29/05/2010
Que tal uma Caravana JN neste ano?Neste ano não vamos ter a Caravana do Jornal Nacional? Alguém ainda se lembra da tal Caravana que rodou o Brasil antes das eleições de 2006? Foi um dos momentos altos do jornalismo-espetáculo comprometido com uma candidatura presidencial. Não por acaso, aquela que procurava evitar a reeleição de Lula.
Laurindo Lalo Leal Filho*
O governo superava a tentativa de golpe orquestrada em meio ao primeiro mandato mas sofria ainda algumas seqüelas. Todas muito bem aproveitadas pelo jornalismo global. E ai inventou-se a Caravana pilotada por um publicitário e por um animador de programas de auditório para mostrar o Brasil no Jornal Nacional. O curioso é que essas imagens poderiam ser muito mais facilmente captadas pelas afiliadas da emissora espalhadas por todo o pais. Mas ai haveria a possibilidade da informação sobreviver jogando o espetáculo por água abaixo.
E nem original ela era. Tratava-se da adaptação brasileira de uma cobertura eleitoral realizada nos Estados Unidos, nos anos 1950, pelo jornalista Peter Jennings, para a rede de televisão ABC. Aqui exagerou-se no show, com um conteúdo marcado pelo partidarismo. Exemplo disso foi dado no dia 7 de setembro de 2006, quando a Caravana passou pela “pior estrada do Brasil’: a BR-116, entre o Maranhão e o Pará. A reportagem, com 1 minuto e 16 segundos, exibiu crateras e sugeriu que os candidatos passassem por lá”. No dia seguinte, o JN repetiu parte da matéria com frases do tipo “mostra a vergonha do Brasil, mostra onde foram parar nossos impostos, olhas as placas de sinalização, as faixas no asfalto. Olha o asfalto...”
No dia 9, o JN repercutia a reportagem com os candidatos. Geraldo Alckimin, como que obedecendo às chamadas do repórter, dizia ter estado lá e ter visto “o estado de abandono da estrada (com) graves riscos para os caminhoneiros (e) aumento do custo do frete”. Tabelinha perfeita, do tipo Pelé-Coutinho ou, para atualizar, Ganso-Neymar.

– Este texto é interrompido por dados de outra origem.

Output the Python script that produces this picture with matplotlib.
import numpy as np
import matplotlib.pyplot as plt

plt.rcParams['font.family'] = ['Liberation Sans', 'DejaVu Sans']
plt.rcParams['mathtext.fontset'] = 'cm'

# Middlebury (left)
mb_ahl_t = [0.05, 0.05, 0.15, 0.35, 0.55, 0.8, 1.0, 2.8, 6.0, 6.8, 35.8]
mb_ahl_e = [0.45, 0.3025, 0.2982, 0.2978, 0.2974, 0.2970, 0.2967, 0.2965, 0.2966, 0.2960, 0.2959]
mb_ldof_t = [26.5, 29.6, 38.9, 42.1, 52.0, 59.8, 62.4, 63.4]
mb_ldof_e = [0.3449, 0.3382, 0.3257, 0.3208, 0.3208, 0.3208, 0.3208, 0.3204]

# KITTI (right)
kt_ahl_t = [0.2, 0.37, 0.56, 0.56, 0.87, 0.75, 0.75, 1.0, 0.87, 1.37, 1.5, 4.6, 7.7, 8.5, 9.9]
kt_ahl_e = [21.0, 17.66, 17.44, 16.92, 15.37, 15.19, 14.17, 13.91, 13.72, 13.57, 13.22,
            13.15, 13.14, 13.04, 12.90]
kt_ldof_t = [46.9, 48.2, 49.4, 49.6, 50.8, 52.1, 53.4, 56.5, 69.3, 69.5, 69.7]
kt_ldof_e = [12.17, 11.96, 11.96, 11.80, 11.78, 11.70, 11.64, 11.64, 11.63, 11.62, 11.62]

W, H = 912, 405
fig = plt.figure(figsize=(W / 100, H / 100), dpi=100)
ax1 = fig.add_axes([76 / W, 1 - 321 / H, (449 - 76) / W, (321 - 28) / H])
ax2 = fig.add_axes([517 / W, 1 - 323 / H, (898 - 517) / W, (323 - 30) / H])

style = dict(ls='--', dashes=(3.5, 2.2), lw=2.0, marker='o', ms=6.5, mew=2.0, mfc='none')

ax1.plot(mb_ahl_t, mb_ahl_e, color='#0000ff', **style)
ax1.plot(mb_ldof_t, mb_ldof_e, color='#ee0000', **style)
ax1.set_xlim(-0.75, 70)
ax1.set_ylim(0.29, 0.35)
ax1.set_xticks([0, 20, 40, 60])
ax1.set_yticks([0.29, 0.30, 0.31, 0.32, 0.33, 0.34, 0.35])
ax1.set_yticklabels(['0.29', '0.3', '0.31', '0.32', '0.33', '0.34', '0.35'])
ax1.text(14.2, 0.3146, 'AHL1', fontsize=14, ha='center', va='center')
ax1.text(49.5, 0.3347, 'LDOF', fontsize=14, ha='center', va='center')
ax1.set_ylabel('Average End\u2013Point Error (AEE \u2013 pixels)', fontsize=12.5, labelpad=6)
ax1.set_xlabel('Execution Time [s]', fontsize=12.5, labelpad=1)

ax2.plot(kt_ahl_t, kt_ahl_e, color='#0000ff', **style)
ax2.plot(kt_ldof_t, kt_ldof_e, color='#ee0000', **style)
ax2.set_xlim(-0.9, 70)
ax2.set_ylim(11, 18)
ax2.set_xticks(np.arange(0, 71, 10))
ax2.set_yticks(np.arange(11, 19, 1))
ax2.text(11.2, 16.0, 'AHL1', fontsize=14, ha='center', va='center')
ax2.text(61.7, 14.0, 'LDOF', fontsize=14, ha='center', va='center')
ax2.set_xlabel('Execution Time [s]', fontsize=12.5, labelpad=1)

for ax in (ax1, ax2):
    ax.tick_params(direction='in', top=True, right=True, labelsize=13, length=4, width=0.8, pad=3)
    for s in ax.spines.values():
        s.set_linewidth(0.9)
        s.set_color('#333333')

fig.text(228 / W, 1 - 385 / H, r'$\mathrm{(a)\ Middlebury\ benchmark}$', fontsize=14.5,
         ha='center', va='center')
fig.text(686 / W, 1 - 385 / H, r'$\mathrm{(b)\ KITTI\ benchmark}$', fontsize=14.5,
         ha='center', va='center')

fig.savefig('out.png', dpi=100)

As informações são da pesquisadora Flora Neves e estão num livro publicado por ela, em 2008, chamado "Telejornalismo e Poder nas Eleições Presidenciais" (Summus Editorial). A cobertura dos pleitos de 2006 e 2008 realizada pelo JN é minuciosamente analisada e destrói, com provas, o discurso de equilíbrio tão propagandeado pela emissora. Vale a pena ser lido às vésperas de uma nova eleição.
Agora, em 2010, um novo livro aprofunda a análise sobre a Caravana do JN. Trata-se da publicação da tese de doutorado, defendida na PUC de São Paulo, por Carla Montuori Fagundes sob o titulo “Os contrapontos eleitorais e os cinco ‘brasis’ em campanha pela Caravana JN” (Porto de Ideias Editora).

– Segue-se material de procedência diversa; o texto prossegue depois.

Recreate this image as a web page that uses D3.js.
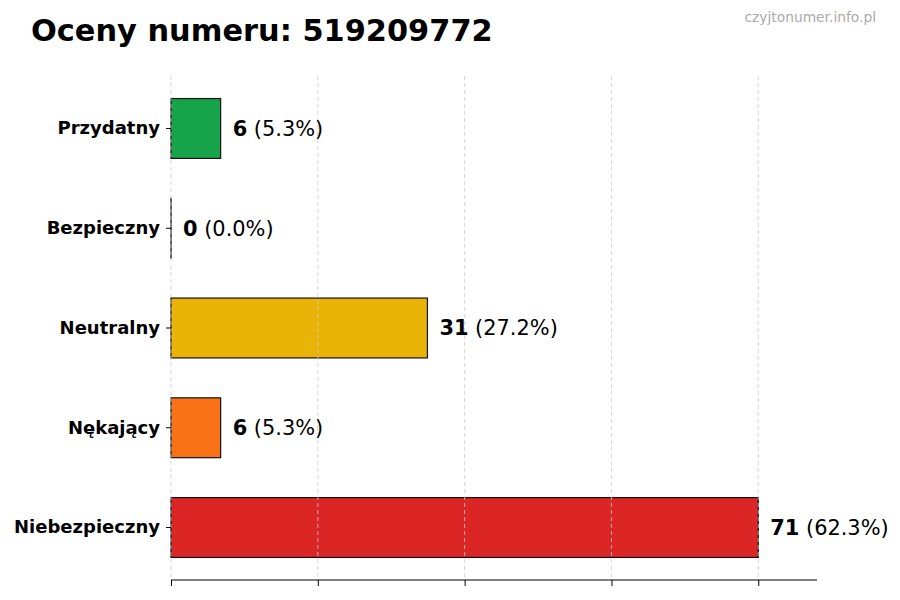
<!DOCTYPE html>
<html>
<head>
<meta charset="utf-8">
<script src="https://cdn.jsdelivr.net/npm/d3@7"></script>
<style>
  body { margin: 0; background: #fff; }
  text { font-family: "DejaVu Sans", sans-serif; }
</style>
</head>
<body>
<svg id="chart" width="900" height="600"></svg>
<script>
// data
const categories = ['Przydatny', 'Bezpieczny', 'Neutralny', 'Nękający', 'Niebezpieczny'];
const counts = [6, 0, 31, 6, 71];
const percents = ['5.3%', '0.0%', '27.2%', '5.3%', '62.3%'];
const barColors = ['#16a34a', '#6b7280', '#eab308', '#f97316', '#dc2626'];
const title = 'Oceny numeru: 519209772';
const watermark = 'czyjtonumer.info.pl';

const svg = d3.select('#chart');
const plotLeft = 171, plotRight = 817, plotTop = 76, plotBottom = 580;

const maxCount = d3.max(counts);
const x = d3.scaleLinear()
    .domain([0, maxCount * 1.1])
    .range([plotLeft, plotRight]);
const y = d3.scaleBand()
    .domain(categories)
    .range([plotTop, plotBottom])
    .paddingInner(0.4)
    .paddingOuter(0.226);

// ticks at quarters of the max, like the original
const tickValues = d3.range(5).map(i => maxCount * i / 4);

svg.append('text')
    .attr('x', 31)
    .attr('y', 41)
    .attr('font-size', 30.4)
    .attr('font-weight', 'bold')
    .text(title);

svg.append('text')
    .attr('x', 876)
    .attr('y', 22)
    .attr('text-anchor', 'end')
    .attr('font-size', 13.8)
    .attr('fill', '#aaaaaa')
    .text(watermark);

// bars (zero bar keeps a hairline so its edge still shows)
svg.append('g')
    .selectAll('rect')
    .data(categories)
    .join('rect')
    .attr('x', x(0))
    .attr('y', d => y(d))
    .attr('width', (d, i) => Math.max(x(counts[i]) - x(0), 0.1))
    .attr('height', y.bandwidth())
    .attr('fill', (d, i) => barColors[i])
    .attr('stroke', '#111')
    .attr('stroke-width', 1.2);

// grid on top of bars
svg.append('g')
    .selectAll('line')
    .data(tickValues)
    .join('line')
    .attr('x1', d => x(d))
    .attr('x2', d => x(d))
    .attr('y1', plotTop)
    .attr('y2', plotBottom)
    .attr('stroke', '#cccccc')
    .attr('stroke-width', 0.8)
    .attr('stroke-dasharray', '4,3');

// x axis, no labels
const xAxis = svg.append('g')
    .attr('transform', `translate(0,${plotBottom})`)
    .call(d3.axisBottom(x).tickValues(tickValues).tickSize(6).tickFormat(''));
xAxis.select('.domain').attr('stroke', '#000').attr('stroke-width', 1.2).attr('d', `M${plotLeft},0H${plotRight}`);
xAxis.selectAll('.tick line').attr('stroke', '#000').attr('stroke-width', 1);

// y axis: ticks and labels only
const yAxis = svg.append('g')
    .attr('transform', `translate(${plotLeft},0)`)
    .call(d3.axisLeft(y).tickSize(5).tickPadding(6));
yAxis.select('.domain').remove();
yAxis.selectAll('.tick line').attr('stroke', '#000');
yAxis.selectAll('.tick text')
    .attr('font-family', '"DejaVu Sans", sans-serif')
    .attr('font-size', 18)
    .attr('font-weight', 'bold')
    .attr('fill', '#000');

// value labels
const labels = svg.append('g')
    .selectAll('text')
    .data(categories)
    .join('text')
    .attr('x', (d, i) => x(counts[i]) + 12)
    .attr('y', d => y(d) + y.bandwidth() / 2)
    .attr('dy', '0.35em')
    .attr('font-size', 20.9);
labels.append('tspan')
    .attr('font-weight', 'bold')
    .text((d, i) => counts[i]);
labels.append('tspan')
    .text((d, i) => ` (${percents[i]})`);
</script>
</body>
</html>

São analisados 52 programas cujo conteúdo é minuciosamente confrontado com os dados apresentados no “Atlas da exclusão social no Brasil: classes sociais” organizado por Ricardo Amorim e Márcio Pochmann. Aí o espetáculo pseudo jornalístico vira espuma. Revela-se a nítida intenção de jogar nas costas do candidato da situação todas os problemas sociais das regiões mais pobres, sem dar a ele o crédito do sucesso onde as condições de vida melhoraram.
A região sul-sudeste seguia maravilhosa para a Caravana em contraste com a beira do inferno encarnada no norte-nordeste. Nada como o reforço de bons estereótipos para garantir a audiência. E mais, segundo a pesquisa, para não mostrar os avanços sociais que já eram visíveis em regiões menos favorecidas.

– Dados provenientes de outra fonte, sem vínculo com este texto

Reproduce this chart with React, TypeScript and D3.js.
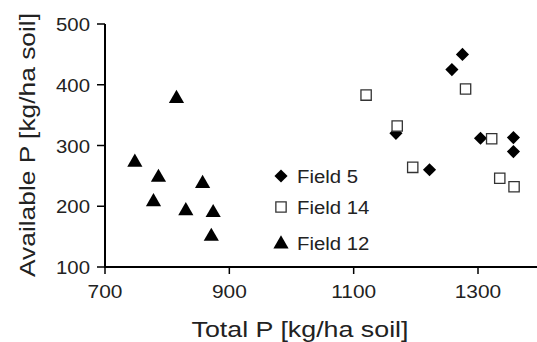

E agora? Por que não há uma nova Caravana? Simplesmente porque será difícil esconder esses avanços, fortalecidos a partir do segundo mandato do presidente Lula. Vamos ficar apenas no Nordeste, onde a Caravana destacava, em 2006, a miséria por todo o lado. É para lá que estão voltando centenas de brasileiros expulsos do país durante o auge da vigência do regime neoliberal. Eis um exemplo isolado, mas emblemático: as dezenas de dekasseguis brasileiros que migraram do sul maravilha para o Japão e agora voltam contratados pelo Estaleiro Atlântico Sul, instalado no distrito portuário industrial do Suape, em Pernambuco.
Seria difícil realizar uma nova Caravana JN sem mostrar fatos como esse. Então, em nome do partido do qual ela fazia parte, é melhor deixar para lá.
*Laurindo Lalo Leal Filho, sociólogo e jornalista, é professor de Jornalismo da ECA-USP. É autor, entre outros, de “A TV sob controle – A resposta da sociedade ao poder da televisão” (Summus Editorial).